**PROBLEM TO SOLVE**
Without altering anything, repeat each of the records.
+ + + +
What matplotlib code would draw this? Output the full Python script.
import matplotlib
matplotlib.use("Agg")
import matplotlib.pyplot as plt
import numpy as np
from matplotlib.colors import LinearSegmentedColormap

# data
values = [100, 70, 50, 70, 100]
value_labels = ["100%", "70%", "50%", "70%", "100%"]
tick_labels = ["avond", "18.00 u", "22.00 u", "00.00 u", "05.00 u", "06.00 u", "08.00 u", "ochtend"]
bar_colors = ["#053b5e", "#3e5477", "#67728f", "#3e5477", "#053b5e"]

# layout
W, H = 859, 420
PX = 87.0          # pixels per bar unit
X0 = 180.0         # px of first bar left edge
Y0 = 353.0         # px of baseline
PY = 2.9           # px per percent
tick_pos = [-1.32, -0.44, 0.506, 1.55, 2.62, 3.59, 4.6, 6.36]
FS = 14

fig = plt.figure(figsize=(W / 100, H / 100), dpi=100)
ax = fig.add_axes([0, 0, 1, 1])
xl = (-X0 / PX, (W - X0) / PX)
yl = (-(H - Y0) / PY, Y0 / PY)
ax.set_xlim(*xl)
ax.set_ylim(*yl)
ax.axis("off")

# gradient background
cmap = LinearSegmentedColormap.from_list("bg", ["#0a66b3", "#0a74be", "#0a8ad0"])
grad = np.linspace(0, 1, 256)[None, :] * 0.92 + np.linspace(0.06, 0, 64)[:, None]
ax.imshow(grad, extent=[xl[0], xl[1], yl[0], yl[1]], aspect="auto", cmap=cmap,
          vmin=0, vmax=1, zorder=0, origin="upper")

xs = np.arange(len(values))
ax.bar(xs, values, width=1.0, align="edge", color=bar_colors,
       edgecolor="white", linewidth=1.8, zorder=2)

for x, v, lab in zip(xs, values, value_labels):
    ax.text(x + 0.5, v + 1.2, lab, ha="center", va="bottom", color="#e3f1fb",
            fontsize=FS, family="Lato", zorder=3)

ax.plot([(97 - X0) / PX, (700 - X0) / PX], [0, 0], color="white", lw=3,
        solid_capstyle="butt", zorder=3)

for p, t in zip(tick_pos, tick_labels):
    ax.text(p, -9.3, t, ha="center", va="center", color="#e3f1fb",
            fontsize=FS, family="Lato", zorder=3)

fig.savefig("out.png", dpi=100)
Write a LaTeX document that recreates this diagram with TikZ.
+ + + +
**EXERCISE OUTPUT**
What matplotlib code would draw this? Output the full Python script.
import matplotlib
matplotlib.use("Agg")
import matplotlib.pyplot as plt
import numpy as np
from matplotlib.colors import LinearSegmentedColormap

# data
values = [100, 70, 50, 70, 100]
value_labels = ["100%", "70%", "50%", "70%", "100%"]
tick_labels = ["avond", "18.00 u", "22.00 u", "00.00 u", "05.00 u", "06.00 u", "08.00 u", "ochtend"]
bar_colors = ["#053b5e", "#3e5477", "#67728f", "#3e5477", "#053b5e"]

# layout
W, H = 859, 420
PX = 87.0          # pixels per bar unit
X0 = 180.0         # px of first bar left edge
Y0 = 353.0         # px of baseline
PY = 2.9           # px per percent
tick_pos = [-1.32, -0.44, 0.506, 1.55, 2.62, 3.59, 4.6, 6.36]
FS = 14

fig = plt.figure(figsize=(W / 100, H / 100), dpi=100)
ax = fig.add_axes([0, 0, 1, 1])
xl = (-X0 / PX, (W - X0) / PX)
yl = (-(H - Y0) / PY, Y0 / PY)
ax.set_xlim(*xl)
ax.set_ylim(*yl)
ax.axis("off")

# gradient background
cmap = LinearSegmentedColormap.from_list("bg", ["#0a66b3", "#0a74be", "#0a8ad0"])
grad = np.linspace(0, 1, 256)[None, :] * 0.92 + np.linspace(0.06, 0, 64)[:, None]
ax.imshow(grad, extent=[xl[0], xl[1], yl[0], yl[1]], aspect="auto", cmap=cmap,
          vmin=0, vmax=1, zorder=0, origin="upper")

xs = np.arange(len(values))
ax.bar(xs, values, width=1.0, align="edge", color=bar_colors,
       edgecolor="white", linewidth=1.8, zorder=2)

for x, v, lab in zip(xs, values, value_labels):
    ax.text(x + 0.5, v + 1.2, lab, ha="center", va="bottom", color="#e3f1fb",
            fontsize=FS, family="Lato", zorder=3)

ax.plot([(97 - X0) / PX, (700 - X0) / PX], [0, 0], color="white", lw=3,
        solid_capstyle="butt", zorder=3)

for p, t in zip(tick_pos, tick_labels):
    ax.text(p, -9.3, t, ha="center", va="center", color="#e3f1fb",
            fontsize=FS, family="Lato", zorder=3)

fig.savefig("out.png", dpi=100)
Write a LaTeX document that recreates this diagram with TikZ.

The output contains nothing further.